### Data segment ###

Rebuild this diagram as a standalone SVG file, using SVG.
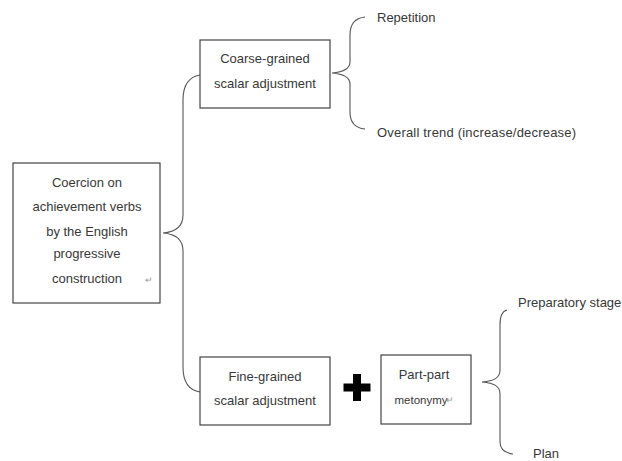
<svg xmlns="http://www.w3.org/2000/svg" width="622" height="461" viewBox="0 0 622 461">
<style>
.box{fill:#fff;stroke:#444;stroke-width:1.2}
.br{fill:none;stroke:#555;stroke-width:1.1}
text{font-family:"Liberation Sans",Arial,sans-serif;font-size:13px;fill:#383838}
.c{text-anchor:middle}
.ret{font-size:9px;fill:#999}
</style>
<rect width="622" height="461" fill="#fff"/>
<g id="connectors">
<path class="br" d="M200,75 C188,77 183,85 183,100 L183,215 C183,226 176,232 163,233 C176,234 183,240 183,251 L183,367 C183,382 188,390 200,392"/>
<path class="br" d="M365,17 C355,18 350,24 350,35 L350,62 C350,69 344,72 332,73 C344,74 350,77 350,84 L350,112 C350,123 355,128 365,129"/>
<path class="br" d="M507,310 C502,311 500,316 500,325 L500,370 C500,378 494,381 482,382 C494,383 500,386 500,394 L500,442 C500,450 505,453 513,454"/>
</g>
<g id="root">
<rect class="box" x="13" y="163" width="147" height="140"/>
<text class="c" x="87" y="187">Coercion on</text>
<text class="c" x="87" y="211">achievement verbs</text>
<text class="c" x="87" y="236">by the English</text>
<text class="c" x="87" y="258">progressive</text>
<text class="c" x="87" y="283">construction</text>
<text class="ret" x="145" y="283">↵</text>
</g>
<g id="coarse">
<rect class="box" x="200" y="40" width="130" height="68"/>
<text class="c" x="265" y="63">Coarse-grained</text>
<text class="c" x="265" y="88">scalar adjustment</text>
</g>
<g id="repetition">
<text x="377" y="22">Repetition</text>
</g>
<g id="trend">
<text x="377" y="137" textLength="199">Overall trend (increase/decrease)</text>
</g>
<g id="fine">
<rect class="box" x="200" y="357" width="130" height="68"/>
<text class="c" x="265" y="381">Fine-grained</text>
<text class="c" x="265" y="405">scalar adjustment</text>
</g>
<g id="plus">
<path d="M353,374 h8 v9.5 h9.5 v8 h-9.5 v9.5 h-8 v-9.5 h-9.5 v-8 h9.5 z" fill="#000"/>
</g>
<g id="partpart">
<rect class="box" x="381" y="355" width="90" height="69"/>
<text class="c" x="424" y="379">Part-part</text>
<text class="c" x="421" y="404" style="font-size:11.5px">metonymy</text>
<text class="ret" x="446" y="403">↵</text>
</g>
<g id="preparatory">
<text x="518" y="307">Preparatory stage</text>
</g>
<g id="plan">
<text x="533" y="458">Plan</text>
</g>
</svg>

###

Quote everything in the listing above exactly; pictures are the only thing to omit.

Rebuild this diagram as a standalone SVG file, using SVG.
<svg xmlns="http://www.w3.org/2000/svg" width="622" height="461" viewBox="0 0 622 461">
<style>
.box{fill:#fff;stroke:#444;stroke-width:1.2}
.br{fill:none;stroke:#555;stroke-width:1.1}
text{font-family:"Liberation Sans",Arial,sans-serif;font-size:13px;fill:#383838}
.c{text-anchor:middle}
.ret{font-size:9px;fill:#999}
</style>
<rect width="622" height="461" fill="#fff"/>
<g id="connectors">
<path class="br" d="M200,75 C188,77 183,85 183,100 L183,215 C183,226 176,232 163,233 C176,234 183,240 183,251 L183,367 C183,382 188,390 200,392"/>
<path class="br" d="M365,17 C355,18 350,24 350,35 L350,62 C350,69 344,72 332,73 C344,74 350,77 350,84 L350,112 C350,123 355,128 365,129"/>
<path class="br" d="M507,310 C502,311 500,316 500,325 L500,370 C500,378 494,381 482,382 C494,383 500,386 500,394 L500,442 C500,450 505,453 513,454"/>
</g>
<g id="root">
<rect class="box" x="13" y="163" width="147" height="140"/>
<text class="c" x="87" y="187">Coercion on</text>
<text class="c" x="87" y="211">achievement verbs</text>
<text class="c" x="87" y="236">by the English</text>
<text class="c" x="87" y="258">progressive</text>
<text class="c" x="87" y="283">construction</text>
<text class="ret" x="145" y="283">↵</text>
</g>
<g id="coarse">
<rect class="box" x="200" y="40" width="130" height="68"/>
<text class="c" x="265" y="63">Coarse-grained</text>
<text class="c" x="265" y="88">scalar adjustment</text>
</g>
<g id="repetition">
<text x="377" y="22">Repetition</text>
</g>
<g id="trend">
<text x="377" y="137" textLength="199">Overall trend (increase/decrease)</text>
</g>
<g id="fine">
<rect class="box" x="200" y="357" width="130" height="68"/>
<text class="c" x="265" y="381">Fine-grained</text>
<text class="c" x="265" y="405">scalar adjustment</text>
</g>
<g id="plus">
<path d="M353,374 h8 v9.5 h9.5 v8 h-9.5 v9.5 h-8 v-9.5 h-9.5 v-8 h9.5 z" fill="#000"/>
</g>
<g id="partpart">
<rect class="box" x="381" y="355" width="90" height="69"/>
<text class="c" x="424" y="379">Part-part</text>
<text class="c" x="421" y="404" style="font-size:11.5px">metonymy</text>
<text class="ret" x="446" y="403">↵</text>
</g>
<g id="preparatory">
<text x="518" y="307">Preparatory stage</text>
</g>
<g id="plan">
<text x="533" y="458">Plan</text>
</g>
</svg>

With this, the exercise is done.